Improbable Things Happen All the Time

“The universe is big, and if you’re sufficiently attuned to amazingly improbable occurrences, you’ll find them. Improbable things happen a lot.”

[How not to be wrong, Jordan Ellenberg]

You have a card deck and draw five cards from this. Surprisingly, five cards you drawn are spade A, 2, 3, 4, and 5. (Congrats! you made a straight flush). Then, you might think that this is a new card deck so it is not shuffled yet because drawing these five cards in a row might be improbable (or much lower probable). However, improbable things happen all the time. Please go to Las Vegas and check this!

When analyzing some results, we need to get used to a BIG number in our fields. Our field of interest is pretty big and you can see many improbable occurrences (we can see winners of the lottery every week). Hence, we should be careful not to make any causality from a chance occurrence. In data science, even though the data-driven model finds some patterns from Big Data, we should examine that this pattern can be made by randomness or not. (It may be improbable that millions of people read this post and like it but improbable things happen all the time!!)

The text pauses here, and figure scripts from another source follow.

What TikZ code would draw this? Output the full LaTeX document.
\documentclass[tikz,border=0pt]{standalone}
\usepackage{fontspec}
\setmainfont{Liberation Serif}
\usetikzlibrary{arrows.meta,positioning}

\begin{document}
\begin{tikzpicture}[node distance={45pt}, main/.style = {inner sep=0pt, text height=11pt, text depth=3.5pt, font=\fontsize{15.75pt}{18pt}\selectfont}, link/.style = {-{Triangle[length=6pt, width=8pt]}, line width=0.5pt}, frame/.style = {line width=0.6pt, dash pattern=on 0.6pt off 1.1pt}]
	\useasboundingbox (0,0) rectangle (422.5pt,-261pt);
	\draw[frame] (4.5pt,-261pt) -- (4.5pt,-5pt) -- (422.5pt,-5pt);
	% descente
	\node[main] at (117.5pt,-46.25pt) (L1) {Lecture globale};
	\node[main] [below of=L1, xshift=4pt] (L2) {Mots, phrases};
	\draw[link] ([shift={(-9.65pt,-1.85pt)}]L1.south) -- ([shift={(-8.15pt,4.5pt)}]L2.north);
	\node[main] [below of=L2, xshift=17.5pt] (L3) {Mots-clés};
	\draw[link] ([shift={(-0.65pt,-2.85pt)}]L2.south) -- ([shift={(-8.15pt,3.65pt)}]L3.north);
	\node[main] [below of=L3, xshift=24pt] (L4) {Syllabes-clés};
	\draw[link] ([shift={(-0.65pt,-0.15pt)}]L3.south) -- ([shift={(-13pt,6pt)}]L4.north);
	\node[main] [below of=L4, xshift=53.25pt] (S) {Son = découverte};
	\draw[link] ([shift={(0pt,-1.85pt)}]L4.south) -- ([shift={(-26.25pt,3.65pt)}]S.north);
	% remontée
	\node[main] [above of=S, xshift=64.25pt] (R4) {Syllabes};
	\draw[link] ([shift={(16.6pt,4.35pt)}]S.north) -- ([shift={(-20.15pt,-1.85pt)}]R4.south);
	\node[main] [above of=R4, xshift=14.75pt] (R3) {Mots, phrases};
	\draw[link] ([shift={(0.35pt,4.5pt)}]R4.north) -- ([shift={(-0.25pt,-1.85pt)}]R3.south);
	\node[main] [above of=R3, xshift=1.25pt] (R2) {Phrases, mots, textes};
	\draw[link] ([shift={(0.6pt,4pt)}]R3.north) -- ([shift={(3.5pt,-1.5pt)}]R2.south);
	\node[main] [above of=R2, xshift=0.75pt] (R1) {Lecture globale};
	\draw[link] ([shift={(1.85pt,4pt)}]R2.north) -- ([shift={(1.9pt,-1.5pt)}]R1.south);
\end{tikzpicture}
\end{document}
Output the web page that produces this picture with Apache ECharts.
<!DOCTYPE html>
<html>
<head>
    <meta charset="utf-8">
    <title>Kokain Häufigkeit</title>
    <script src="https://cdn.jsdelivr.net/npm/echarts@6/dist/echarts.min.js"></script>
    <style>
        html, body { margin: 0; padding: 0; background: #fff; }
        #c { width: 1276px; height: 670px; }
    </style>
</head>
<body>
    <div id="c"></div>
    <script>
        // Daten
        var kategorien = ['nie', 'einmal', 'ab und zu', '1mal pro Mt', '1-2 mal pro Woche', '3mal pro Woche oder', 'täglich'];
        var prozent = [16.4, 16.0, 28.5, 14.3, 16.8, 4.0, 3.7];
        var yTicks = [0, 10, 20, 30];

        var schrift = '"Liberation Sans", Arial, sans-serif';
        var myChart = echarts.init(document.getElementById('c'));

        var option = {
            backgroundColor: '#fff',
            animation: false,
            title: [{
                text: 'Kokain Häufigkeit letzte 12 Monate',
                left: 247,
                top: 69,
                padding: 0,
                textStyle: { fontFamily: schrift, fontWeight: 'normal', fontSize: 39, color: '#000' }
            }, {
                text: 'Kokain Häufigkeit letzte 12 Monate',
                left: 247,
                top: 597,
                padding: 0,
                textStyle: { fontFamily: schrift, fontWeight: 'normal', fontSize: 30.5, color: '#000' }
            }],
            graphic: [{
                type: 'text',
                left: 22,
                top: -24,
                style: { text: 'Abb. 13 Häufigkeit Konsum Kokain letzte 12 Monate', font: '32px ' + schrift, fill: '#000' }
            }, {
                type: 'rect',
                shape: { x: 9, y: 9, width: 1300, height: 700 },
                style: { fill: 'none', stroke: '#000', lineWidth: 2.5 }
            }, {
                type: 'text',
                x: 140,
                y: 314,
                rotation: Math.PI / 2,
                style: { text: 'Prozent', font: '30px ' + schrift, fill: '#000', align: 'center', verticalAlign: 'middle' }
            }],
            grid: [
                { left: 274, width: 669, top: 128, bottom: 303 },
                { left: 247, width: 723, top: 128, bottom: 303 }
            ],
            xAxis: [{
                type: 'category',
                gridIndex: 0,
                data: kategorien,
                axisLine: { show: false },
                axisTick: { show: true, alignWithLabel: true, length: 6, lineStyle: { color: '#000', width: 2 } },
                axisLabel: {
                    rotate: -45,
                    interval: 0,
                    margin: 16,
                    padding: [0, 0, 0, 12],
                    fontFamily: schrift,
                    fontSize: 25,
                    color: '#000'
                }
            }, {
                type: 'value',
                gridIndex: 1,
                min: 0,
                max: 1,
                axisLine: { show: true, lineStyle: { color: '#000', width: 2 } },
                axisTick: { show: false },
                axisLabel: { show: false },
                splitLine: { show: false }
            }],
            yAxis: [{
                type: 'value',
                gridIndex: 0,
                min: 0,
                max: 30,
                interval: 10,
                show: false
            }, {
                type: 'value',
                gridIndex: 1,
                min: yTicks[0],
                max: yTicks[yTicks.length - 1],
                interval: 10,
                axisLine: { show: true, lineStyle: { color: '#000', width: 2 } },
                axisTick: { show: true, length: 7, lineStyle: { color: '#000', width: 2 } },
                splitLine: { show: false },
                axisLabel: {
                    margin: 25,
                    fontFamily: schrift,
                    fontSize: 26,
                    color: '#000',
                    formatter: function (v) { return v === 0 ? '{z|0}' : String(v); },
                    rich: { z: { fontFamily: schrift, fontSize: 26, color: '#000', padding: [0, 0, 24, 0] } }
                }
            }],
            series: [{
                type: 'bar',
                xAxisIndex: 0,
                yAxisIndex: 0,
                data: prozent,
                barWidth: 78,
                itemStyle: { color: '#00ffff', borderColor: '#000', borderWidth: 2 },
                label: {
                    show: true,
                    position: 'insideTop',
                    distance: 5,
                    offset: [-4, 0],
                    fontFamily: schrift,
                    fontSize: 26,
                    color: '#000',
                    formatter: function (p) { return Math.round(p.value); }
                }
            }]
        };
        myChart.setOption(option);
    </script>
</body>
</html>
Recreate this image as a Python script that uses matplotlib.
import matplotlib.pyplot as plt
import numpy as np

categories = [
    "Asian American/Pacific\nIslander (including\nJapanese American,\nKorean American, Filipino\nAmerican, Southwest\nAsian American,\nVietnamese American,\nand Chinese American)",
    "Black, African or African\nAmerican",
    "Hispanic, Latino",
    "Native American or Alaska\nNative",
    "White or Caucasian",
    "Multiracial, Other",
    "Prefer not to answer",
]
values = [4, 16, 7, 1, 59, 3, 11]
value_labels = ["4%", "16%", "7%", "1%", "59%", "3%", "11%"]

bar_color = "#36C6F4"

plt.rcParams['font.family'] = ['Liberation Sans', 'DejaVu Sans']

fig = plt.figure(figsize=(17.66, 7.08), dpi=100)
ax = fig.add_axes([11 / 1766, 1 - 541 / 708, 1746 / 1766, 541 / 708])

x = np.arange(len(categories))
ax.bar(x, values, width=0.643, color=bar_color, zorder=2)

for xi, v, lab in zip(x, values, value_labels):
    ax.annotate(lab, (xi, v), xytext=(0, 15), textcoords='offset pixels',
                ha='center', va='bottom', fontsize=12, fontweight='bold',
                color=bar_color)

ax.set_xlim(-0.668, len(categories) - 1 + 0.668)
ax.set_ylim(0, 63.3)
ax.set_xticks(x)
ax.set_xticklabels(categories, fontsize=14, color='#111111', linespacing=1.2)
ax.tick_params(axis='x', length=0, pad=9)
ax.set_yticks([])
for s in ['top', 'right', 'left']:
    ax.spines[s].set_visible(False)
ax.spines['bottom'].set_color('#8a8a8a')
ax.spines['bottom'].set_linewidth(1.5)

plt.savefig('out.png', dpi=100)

The Past is in the Past: the Law of Large Numbers

“That’s how the Law of Large Numbers works: not by balancing out what’s already happened, but by diluting what’s already happened with new data, until the past is so proportionally negligible that it can safely be forgotten.”

[How not to be wrong, Jordan Ellenberg]

You have a FAIR coin and toss it ten times. Surprisingly, ten heads in a row! Now, you should bet on head or tail. Where do you put your money? Fortunately, you had learned the law of large numbers which said that the average of large trials closer to the expected value. So, the next will be “tail” for balancing out by this law. BUT, it is not true, the probability of getting head or tail is still the same. We called this misconception as “Gambler’s Fallacy”. The law of large numbers CANNOT predict your future.

We often misunderstand that the previous independent results are highly related to the future result. Before you think like that, you should check first that previous results are really related to my future decision. If not, please forget about the past. Please don’t make the wrong causality using the law of large numbers. Even though you see that the average of repeated trials is far from normal, it cannot say anything about the future. Queen Elsa in Frozen says “Past is in the past” in her famous song ‘Let it go’.

Do You Want to Be a Nonlinear Thinker?

“Nonlinearity is a real thing! … Thinking nonlinearly is crucial, because not all curves are lines.”

[How not to be wrong, Jordan Ellenberg]

Many people want to be a nonlinear thinker who does not follow the step-by-step progression but tries to find the solution outside of the box. Hence, the word ‘nonlinear thinking’ implies somewhat special ability but most of the curves are nonlinear (only a few are lines) in the real world. That is, becoming a nonlinear thinker means (maybe) being mediocre.

When predicting future behaviors from the past (like the predictive model in AI), we should keep in mind that almost all curves are not lines. We should consider all possibilities to make our prediction nonlinear. Moreover, if our case turns out the nonlinear prediction, our optimal decision depends on where we already lie on the nonlinear curve. However, a linear prediction gives us good advantages to quickly find the pattern from the past and efficiently predict the (near) future behaviors because ALL curves seem to be lines locally. Hence, the balance of linear and nonlinear thinking is highly required in the age of Big Data.